The Alekseyev I-212 was a twin-engine jet fighter designed in the USSR in 1947 at OKB-21 (OKB - experimental design bureau). It was a two-seat variant of the I-21 (Istrebitel - Fighter) designed in response to a requirement for a very long-range fighter issued by the Voenno-Vozdushnye Sily (VVS), (Soviet Air Forces), in 1946. Intended as an escort fighter, it was also designed for use as a night fighter and reconnaissance aircraft. No prototype was built, although some parts may have begun building before the project was completed.

==Development==
After working as Lavochkin's right-hand man during World War II, Semyon Alekseyev was appointed as Chief Designer of OKB-21 at Gor'kiy in 1946. The Council of the People's Commissars directed Alekseyev, among others, to develop jet fighters using more powerful engines than the captured German examples and Soviet-built copies. The OKB was tasked to design a single-seat jet fighter that could meet the very demanding specification of a maximum speed of 980 km/h and a range of 3000 km with drop tanks. The OKB responded with the I-21, which was planned to be built in several variants.

Development of the I-212, one such variant, began in 1947 as a twin-engined, all-metal, two-seat jet fighter. The round, streamlined fuselage was optimized to reduce drag and house the considerable amount of equipment and fuel required by the VVS. It had mid-mounted straight laminar flow wings and the engine nacelles were mounted in the middle of the wing, with the wing spars continued by banjo rings around the engines. The cruciform tail unit was swept at 45°. To save weight, the main load-bearing structures of the airframe were constructed from V-95 aluminium alloy and high-strength steel. Elektron (a magnesium alloy) was used for many components and castings. The aircraft used a tricycle undercarriage with the main wheels retracting into the fuselage. Hydraulically actuated air brakes were fitted either side of the rear fuselage.

The pilot and gunner/radio operator sat in tandem, back to back in a single pressurized cockpit, protected by armour plates to their front and rear, as well as by a bulletproof windscreen, seated on ejection seats. The aircraft was intended to use Klimov VK-1 engines, a derivative of the Rolls-Royce Nene II, but the engine was still under development, so less powerful Kuznetsov RD-45s were substituted instead. The aircraft carried a Toryii-1 radar for use by the gunner/radio operator.

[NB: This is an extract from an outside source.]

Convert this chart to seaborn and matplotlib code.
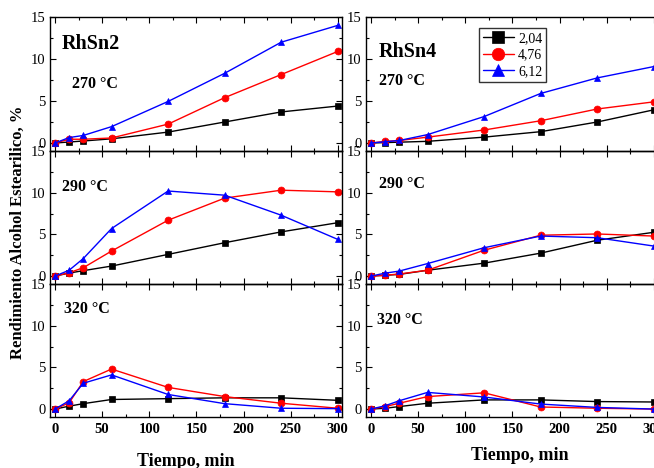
import matplotlib
matplotlib.use("Agg")
import matplotlib.pyplot as plt
import seaborn as sns
import pandas as pd
from matplotlib.ticker import MultipleLocator

sns.set_theme(style="ticks")
plt.rcParams['font.family'] = ['Liberation Serif', 'DejaVu Serif']
plt.rcParams['text.color'] = 'black'
plt.rcParams['axes.labelcolor'] = 'black'
plt.rcParams['xtick.color'] = 'black'
plt.rcParams['ytick.color'] = 'black'

# ---- data ----
tiempo = [0, 15, 30, 60, 120, 180, 240, 300]
ratios = ["2,04", "4,76", "6,12"]

# RhSn2
rhsn2_270 = {"2,04": [0, 0.12, 0.24, 0.5, 1.3, 2.5, 3.7, 4.4],
             "4,76": [0, 0.45, 0.45, 0.6, 2.25, 5.4, 8.15, 10.9],
             "6,12": [0, 0.65, 0.9, 1.95, 4.95, 8.3, 12.0, 14.0]}
rhsn2_290 = {"2,04": [0, 0.36, 0.65, 1.2, 2.6, 4.0, 5.3, 6.4],
             "4,76": [0, 0.4, 1.0, 3.0, 6.7, 9.35, 10.3, 10.1],
             "6,12": [0, 0.7, 2.1, 5.7, 10.2, 9.7, 7.3, 4.4]}
rhsn2_320 = {"2,04": [0, 0.35, 0.65, 1.15, 1.25, 1.35, 1.35, 1.05],
             "4,76": [0, 0.75, 3.3, 4.8, 2.6, 1.5, 0.7, 0.1],
             "6,12": [0, 1.0, 3.1, 4.1, 1.75, 0.65, 0.1, 0.05]}
# RhSn4
rhsn4_270 = {"2,04": [0, 0.05, 0.1, 0.2, 0.7, 1.35, 2.5, 3.95],
             "4,76": [0, 0.2, 0.3, 0.7, 1.55, 2.65, 4.05, 4.9],
             "6,12": [0, 0.15, 0.3, 1.0, 3.15, 5.9, 7.75, 9.1]}
rhsn4_290 = {"2,04": [0, 0.1, 0.2, 0.7, 1.55, 2.75, 4.3, 5.25],
             "4,76": [0, 0.1, 0.25, 0.7, 3.1, 4.9, 5.05, 4.8],
             "6,12": [0, 0.35, 0.6, 1.5, 3.4, 4.8, 4.6, 3.6]}
rhsn4_320 = {"2,04": [0, 0.1, 0.3, 0.7, 1.1, 1.1, 0.9, 0.85],
             "4,76": [0, 0.3, 0.7, 1.5, 1.95, 0.25, 0.1, 0.0],
             "6,12": [0, 0.4, 1.0, 2.0, 1.45, 0.6, 0.2, 0.0]}

colors = {"2,04": "black", "4,76": "#ff0000", "6,12": "#0000ff"}
markers = {"2,04": "s", "4,76": "o", "6,12": "^"}

W, H = 654, 468
fig = plt.figure(figsize=(W / 100, H / 100), dpi=100)

def fx(px):
    return px / W

def fy(py):
    return 1 - py / H

col_left = [50, 366]
col_w = 292
row_top = [17, 151, 284]
row_h = [134, 133, 133]

panels = [[rhsn2_270, rhsn4_270], [rhsn2_290, rhsn4_290], [rhsn2_320, rhsn4_320]]

axes = []
for r in range(3):
    for c in range(2):
        ax = fig.add_axes([fx(col_left[c]), fy(row_top[r] + row_h[r]),
                           col_w / W, row_h[r] / H])
        data = panels[r][c]
        for k in ratios:
            sns.lineplot(x=tiempo, y=data[k], ax=ax, color=colors[k],
                         marker=markers[k], markersize=5, markeredgecolor=colors[k],
                         markeredgewidth=0.5, linewidth=1.0,
                         label=k if (r == 0 and c == 1) else None, legend=False)
        ax.set_xlim(-5.3, 304.5)
        ax.set_ylim(-0.95, 15)
        ax.set_yticks([0, 5, 10, 15])
        ax.set_xticks([0, 50, 100, 150, 200, 250, 300])
        ax.xaxis.set_minor_locator(MultipleLocator(25))
        ax.yaxis.set_minor_locator(MultipleLocator(2.5))
        ax.tick_params(which='both', direction='in', top=True, right=(c == 0),
                       colors='black', width=0.8)
        ax.tick_params(which='major', length=4)
        ax.tick_params(which='minor', length=2)
        ax.tick_params(axis='y', labelsize=10.5, pad=3)
        ax.tick_params(axis='x', labelsize=10.5, pad=4)
        for s in ax.spines.values():
            s.set_linewidth(1.0)
            s.set_color('black')
        ax.set_xlabel("")
        ax.set_ylabel("")
        if r < 2:
            ax.set_xticklabels([])
        else:
            for t in ax.get_xticklabels():
                t.set_fontweight('bold')
        ax.patch.set_alpha(0)
        axes.append(ax)

# legend on top-right panel
leg = axes[1].legend(loc='upper left', bbox_to_anchor=((479 - 366) / col_w, 1 - (28 - 17) / 134),
                     frameon=True, fancybox=False, edgecolor='black', fontsize=10,
                     markerscale=1.8, handlelength=2.2, borderpad=0.3,
                     labelspacing=0.25, handletextpad=0.3, borderaxespad=0)
leg.get_frame().set_linewidth(1.0)

# annotations
fig.text(fx(62), fy(44), "RhSn2", fontsize=14.5, fontweight='bold', va='center', ha='left')
fig.text(fx(72), fy(84), "270 °C", fontsize=11.5, fontweight='bold', va='center', ha='left')
fig.text(fx(379), fy(52), "RhSn4", fontsize=14.5, fontweight='bold', va='center', ha='left')
fig.text(fx(379), fy(81), "270 °C", fontsize=11.5, fontweight='bold', va='center', ha='left')
fig.text(fx(62), fy(187), "290 °C", fontsize=11.5, fontweight='bold', va='center', ha='left')
fig.text(fx(379), fy(184), "290 °C", fontsize=11.5, fontweight='bold', va='center', ha='left')
fig.text(fx(64), fy(309), "320 °C", fontsize=11.5, fontweight='bold', va='center', ha='left')
fig.text(fx(377), fy(320), "320 °C", fontsize=11.5, fontweight='bold', va='center', ha='left')

fig.text(fx(186), fy(461), "Tiempo, min", fontsize=13, fontweight='bold', ha='center', va='center')
fig.text(fx(520), fy(455), "Tiempo, min", fontsize=13, fontweight='bold', ha='center', va='center')
fig.text(fx(18), fy(232), "Rendimiento Alcohol Estearilico, %", fontsize=12, fontweight='bold',
         rotation=90, ha='center', va='center')

fig.savefig("out.png", dpi=100)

The primary armament was to have been four 23 mm Nudel'man Suranov NS-23 autocannon mounted in the nose, each with 150 rounds per gun (rpg), and a remote controlled tail barbette, armed with a pair of 20 mm Berezin B-20 autocannon also equipped with 150 rpg. The design team considered several variations, the first of which was two Nudel'man Suranov NS-23s with 150 rpg and a 45 mm Nudel'man Suranov NS-45 autocannon with 45 rounds in the nose of the aircraft and a pair of NS-23 in the tail barbette. The second alternative consisted of two 37 mm Nudel'man Suranov NS-37 and a 57 mm Nudel'man Suranov NS-57 autocannon in the nose. A single hardpoint under each wing could carry a single 500 kg bomb or a drop tank carrying 550 kg of fuel.

Despite reports that a prototype began taxiing tests on 30 June 1948, it is now clear that no prototype was actually built and that only manufacturing of the tailplane may have begun.

==Variants==
- I-212: Initial version, never built.
- I-213: Proposed heavier version with more fuel and only two forward-facing NS-23s and a single NS-23 in the tail barbette.
- I-214: Proposed version with the tail barbette replaced with a rearwards-facing radar and heavier forward-facing armament.
- UTI-212: Proposed training variant of the I-212 with both crewmen facing forward.